The increased myelination helps ensure that a lifetime of experiences do not go to waste. Humans don't even reach their peak myelin volume until their 50s. Even then, the brain continues to repair myelin until the very end of our lives. Fields that draw on many different brain circuits benefit greatly from the expanding processing capacity. "The more wide-ranging the field, the greater the contribution of late bloomers," says Bartzokis.

Take the Olympics. World record breakers tend to make their mark at an early age, drawing on only a few brain circuits—motor skills, determination, and the attention circuits required to follow a coach's directions. A coach, on the other hand, requires "myriad other circuits to be a great coach," notes Bartzokis, such as "the circuits needed to design the training that will work with a particular athlete. I know very few great coaches who are really young, even though I know a lot of young people that love a sport beyond words."

Little wonder that the United States requires a minimum age to be President. To manage a country requires all the processing capacity the brain can muster.

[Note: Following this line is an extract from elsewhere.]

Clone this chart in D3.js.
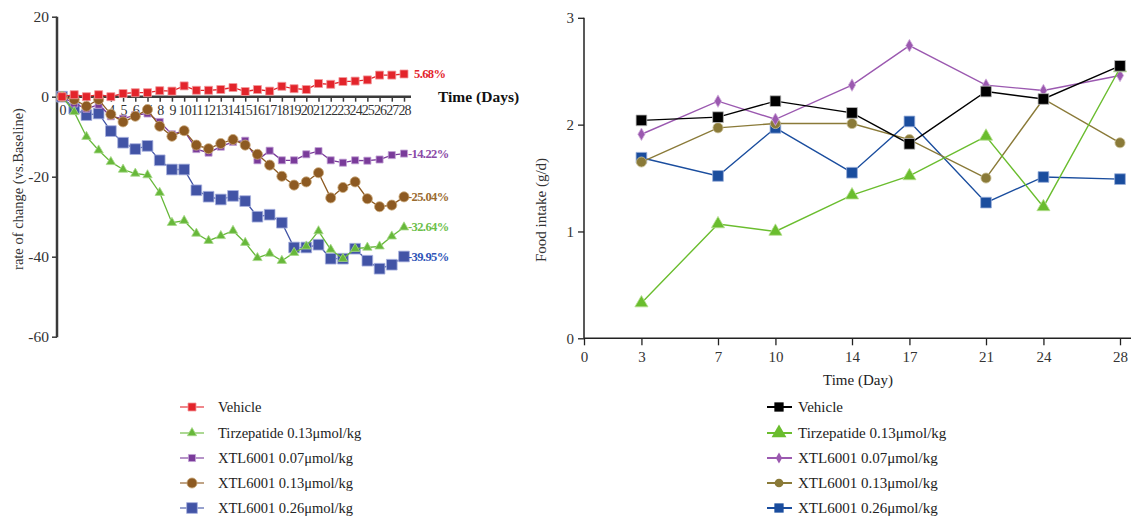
<!DOCTYPE html>
<html><head><meta charset="utf-8">
<script src="https://cdn.jsdelivr.net/npm/d3@7"></script>
<style>
body{margin:0;background:#fff;}
svg{display:block;}
text{font-family:"Liberation Serif","DejaVu Serif",serif;}
</style></head>
<body><svg id="c" width="1131" height="517"></svg>
<script>
// ---------- LEFT CHART DATA ----------
const days = d3.range(0, 29);
const leftYTicks = [-60, -40, -20, 0, 20];
const leftNames = ["Vehicle", "Tirzepatide 0.13μmol/kg", "XTL6001 0.07μmol/kg", "XTL6001 0.13μmol/kg", "XTL6001 0.26μmol/kg"];
const vehicleL = [0,0.5,0,0.5,0,0.8,1.0,1.0,1.5,1.4,2.7,1.6,1.6,1.8,2.3,1.3,1.8,1.4,2.6,2.0,1.8,3.3,3.1,3.8,3.9,4.2,5.4,5.4,5.68];
const tirzL = [0,-3.8,-10,-13.4,-16.3,-18.2,-19.2,-19.6,-24,-31.5,-31,-34.2,-36,-34.8,-33.5,-36.5,-40.3,-39.2,-41,-39,-37.4,-33.6,-38.2,-40.5,-38,-37.7,-37.4,-34.9,-32.64];
const xtl07L = [0,-1.7,-3,-2,-4.9,-5.5,-4.6,-4.2,-6.3,-9.4,-8.5,-13.1,-14,-12.5,-11.3,-11,-15.9,-13.5,-15.9,-15.9,-14.4,-13.6,-15.9,-16.5,-15.9,-16,-15.7,-14.6,-14.22];
const xtl13L = [0,-0.7,-2.4,-0.7,-4.4,-6.3,-4.9,-3.2,-7.4,-9.9,-8.5,-12.1,-13,-11.7,-10.7,-12.1,-14.4,-17.1,-19.9,-22.1,-21.3,-19,-25.3,-22.7,-21.3,-25.5,-27.5,-27.1,-25.04];
const xtl26L = [0,-3,-4.6,-4.2,-8.6,-11.5,-13.1,-12.3,-15.9,-18.2,-18.2,-23.4,-25,-25.7,-24.8,-26.1,-30,-29.5,-31.5,-37.7,-37.7,-37,-40.5,-40.5,-38,-41,-43,-42,-39.95];
const leftEndLabels = ["5.68%", "-32.64%", "-14.22%", "-25.04%", "-39.95%"];

// ---------- RIGHT CHART DATA ----------
const rightDays = [3, 7, 10, 14, 17, 21, 24, 28];
const rightXTicks = [0, 3, 7, 10, 14, 17, 21, 24, 28];
const rightYTicks = [0, 1, 2, 3];
const vehicleR = [2.04, 2.07, 2.22, 2.11, 1.82, 2.31, 2.24, 2.55];
const tirzR = [0.33, 1.07, 1.00, 1.34, 1.52, 1.89, 1.23, 2.53];
const xtl07R = [1.91, 2.22, 2.05, 2.37, 2.74, 2.37, 2.32, 2.46];
const xtl13R = [1.65, 1.97, 2.01, 2.01, 1.86, 1.50, 2.24, 1.83];
const xtl26R = [1.69, 1.52, 1.97, 1.55, 2.03, 1.27, 1.51, 1.49];

const svg = d3.select("#c");
const axisCol = "#3a3a3a", txtCol = "#333";
const plainFmt = d => String(d);

// ================= LEFT =================
const xL = d3.scaleLinear().domain([0, 28]).range([62, 404]);
const yL = d3.scaleLinear().domain([-60, 20]).range([336.7, 16.7]);
const gL = svg.append("g");

// y axis
const yAxL = gL.append("g").attr("transform", "translate(57,0)")
  .call(d3.axisLeft(yL).tickValues(leftYTicks).tickSize(5).tickPadding(3).tickFormat(plainFmt));
yAxL.select(".domain").remove();
yAxL.selectAll(".tick line").attr("stroke", axisCol).attr("stroke-width", 1.5);
yAxL.selectAll(".tick text").attr("fill", txtCol).style("font-size", "15.5px").style("font-family", "Liberation Serif, serif");
gL.append("line").attr("x1", 57).attr("x2", 57).attr("y1", yL(20)).attr("y2", yL(-60) + 0.5)
  .attr("stroke", axisCol).attr("stroke-width", 2.5);

// x axis at y=0
const xAxL = gL.append("g").attr("transform", `translate(0,${yL(0)})`)
  .call(d3.axisBottom(xL).tickValues(days).tickSize(5).tickPadding(3).tickFormat(plainFmt));
xAxL.select(".domain").remove();
xAxL.selectAll(".tick line").attr("stroke", axisCol).attr("stroke-width", 1.5);
xAxL.selectAll(".tick text").attr("fill", txtCol).style("font-size", "14px")
  .style("font-family", "Liberation Serif, serif").attr("letter-spacing", "-0.9");
gL.append("line").attr("x1", 57).attr("x2", 411).attr("y1", yL(0)).attr("y2", yL(0))
  .attr("stroke", axisCol).attr("stroke-width", 2.5);

gL.append("text").attr("x", 438).attr("y", 102).attr("fill", "#111")
  .style("font-size", "15.5px").style("font-weight", "bold").text("Time (Days)");
gL.append("text").attr("transform", "translate(23,189) rotate(-90)").attr("text-anchor", "middle")
  .attr("fill", txtCol).style("font-size", "14.5px").text("rate of change (vs.Baseline)");

const leftSeries = [
  {name: leftNames[4], vals: xtl26L, color: "#4254a6", stroke: "#a9b2e0", sym: d3.symbolSquare, size: 115, lbl: leftEndLabels[4], lc: "#2f55b8"},
  {name: leftNames[2], vals: xtl07L, color: "#7a3b9a", stroke: "#c3a3d6", sym: d3.symbolSquare, size: 50, lbl: leftEndLabels[2], lc: "#8a4aa8"},
  {name: leftNames[3], vals: xtl13L, color: "#8d5a22", stroke: "#c9a87a", sym: d3.symbolCircle, size: 80, lbl: leftEndLabels[3], lc: "#9a6b2f"},
  {name: leftNames[1], vals: tirzL, color: "#67b83a", stroke: "#a8d98a", sym: d3.symbolTriangle, size: 38, lbl: leftEndLabels[1], lc: "#6cc04a"},
  {name: leftNames[0], vals: vehicleL, color: "#e3242b", stroke: "#f29a9d", sym: d3.symbolSquare, size: 64, lbl: leftEndLabels[0], lc: "#e3242b"}
];
const lineL = d3.line().x((d, i) => xL(days[i])).y(d => yL(d));
leftSeries.forEach(s => {
  const g = gL.append("g");
  g.append("path").attr("d", lineL(s.vals)).attr("fill", "none").attr("stroke", s.color).attr("stroke-width", 1.3);
  g.selectAll("path.m").data(s.vals).enter().append("path").attr("class", "m")
    .attr("d", d3.symbol().type(s.sym).size(s.size))
    .attr("transform", (d, i) => `translate(${xL(days[i])},${yL(d)})`)
    .attr("fill", s.color).attr("stroke", s.stroke).attr("stroke-width", 0.8);
  const last = s.vals[s.vals.length - 1];
  g.append("text").attr("x", xL(28) + (last > 0 ? 10 : 4)).attr("y", yL(last) + 4)
    .attr("fill", s.lc).style("font-size", "12.5px").style("font-weight", "bold")
    .attr("letter-spacing", "-0.6").text(s.lbl);
});

// left legend
const legRowsY = [407, 433, 458, 483, 508];
const legLOrder = [4, 3, 1, 2, 0];
legLOrder.forEach((si, r) => {
  const s = leftSeries[si];
  const y = legRowsY[r];
  svg.append("line").attr("x1", 180).attr("x2", 204).attr("y1", y).attr("y2", y)
    .attr("stroke", s.color).attr("stroke-opacity", 0.55).attr("stroke-width", 2);
  svg.append("path").attr("d", d3.symbol().type(s.sym).size(s.size)).attr("transform", `translate(192,${y})`)
    .attr("fill", s.color).attr("stroke", s.stroke).attr("stroke-width", 0.8);
  svg.append("text").attr("x", 218).attr("y", y + 5).attr("fill", "#222").style("font-size", "14.5px").text(s.name);
});

// ================= RIGHT =================
const xR = d3.scaleLinear().domain([0, 28]).range([584, 1120]);
const yR = d3.scaleLinear().domain([0, 3]).range([338.3, 17.8]);
const gR = svg.append("g");

const yAxR = gR.append("g").attr("transform", "translate(584,0)")
  .call(d3.axisLeft(yR).tickValues(rightYTicks).tickSize(6).tickPadding(4).tickFormat(plainFmt));
yAxR.select(".domain").remove();
yAxR.selectAll(".tick line").attr("stroke", "#222").attr("stroke-width", 1.3);
yAxR.selectAll(".tick text").attr("fill", txtCol).style("font-size", "15px").style("font-family", "Liberation Serif, serif");
gR.append("line").attr("x1", 584).attr("x2", 584).attr("y1", yR(3)).attr("y2", yR(0))
  .attr("stroke", "#222").attr("stroke-width", 1.5);

const xAxR = gR.append("g").attr("transform", `translate(0,${yR(0)})`)
  .call(d3.axisBottom(xR).tickValues(rightXTicks).tickSize(7).tickPadding(6).tickFormat(plainFmt));
xAxR.select(".domain").remove();
xAxR.selectAll(".tick line").attr("stroke", "#222").attr("stroke-width", 1.3);
xAxR.selectAll(".tick text").attr("fill", txtCol).style("font-size", "15px").style("font-family", "Liberation Serif, serif");
gR.append("line").attr("x1", 584).attr("x2", 1131).attr("y1", yR(0)).attr("y2", yR(0))
  .attr("stroke", "#222").attr("stroke-width", 1.5);

gR.append("text").attr("x", 858).attr("y", 385).attr("text-anchor", "middle").attr("fill", "#222")
  .style("font-size", "15px").text("Time (Day)");
gR.append("text").attr("transform", "translate(546,210) rotate(-90)").attr("text-anchor", "middle")
  .attr("fill", txtCol).style("font-size", "15px").text("Food intake (g/d)");

const rightSeries = [
  {name: leftNames[0], vals: vehicleR, color: "#000000", stroke: "#bbbbbb", sym: d3.symbolSquare, size: 115},
  {name: leftNames[1], vals: tirzR, color: "#6abd2e", stroke: "#b6e090", sym: d3.symbolTriangle, size: 75},
  {name: leftNames[2], vals: xtl07R, color: "#9b59b0", stroke: "#d2b0dc", sym: d3.symbolDiamond, size: 45},
  {name: leftNames[3], vals: xtl13R, color: "#8a7a38", stroke: "#c9bf95", sym: d3.symbolCircle, size: 80},
  {name: leftNames[4], vals: xtl26R, color: "#1a4d9e", stroke: "#9ab0da", sym: d3.symbolSquare, size: 115}
];
const lineR = d3.line().x((d, i) => xR(rightDays[i])).y(d => yR(d));
const drawOrderR = [4, 3, 2, 1, 0];
drawOrderR.forEach(si => {
  const s = rightSeries[si];
  const g = gR.append("g");
  g.append("path").attr("d", lineR(s.vals)).attr("fill", "none").attr("stroke", s.color).attr("stroke-width", 1.4);
  g.selectAll("path.m").data(s.vals).enter().append("path").attr("class", "m")
    .attr("d", d3.symbol().type(s.sym).size(s.size))
    .attr("transform", (d, i) => `translate(${xR(rightDays[i])},${yR(d)})`)
    .attr("fill", s.color).attr("stroke", s.stroke).attr("stroke-width", 0.8);
});

rightSeries.forEach((s, r) => {
  const y = legRowsY[r];
  svg.append("line").attr("x1", 767).attr("x2", 792).attr("y1", y).attr("y2", y)
    .attr("stroke", s.color).attr("stroke-width", 2);
  svg.append("path").attr("d", d3.symbol().type(s.sym).size(s.sym === d3.symbolTriangle ? 95 : s.size * 0.75))
    .attr("transform", `translate(779,${y})`).attr("fill", s.color);
  svg.append("text").attr("x", 798).attr("y", y + 5).attr("fill", "#222").style("font-size", "15px").text(s.name);
});
</script></body></html>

While the developing brain contributes to the time course of accomplishment, it's only one factor. To fully bloom at any time, one must also have a direction.

Finding Purpose

"I made a decision that I wanted to be world class at something at a very young age; I just had to find that one thing that made me realize this is my arena, this is where I want to play," says Chris Gardner, founder and CEO of the stock brokerage Gardner Rich & Co.

After a childhood of brutal abuse and an early adulthood as a single parent—homeless and destitute— Gardner eventually found that arena. Seeing a red Ferrari pull into a parking lot, he approached the driver and asked him, "What do you do and how do you do it?" The answer, investment banking, turned out to be a perfect match for the math and people skills Gardner already had.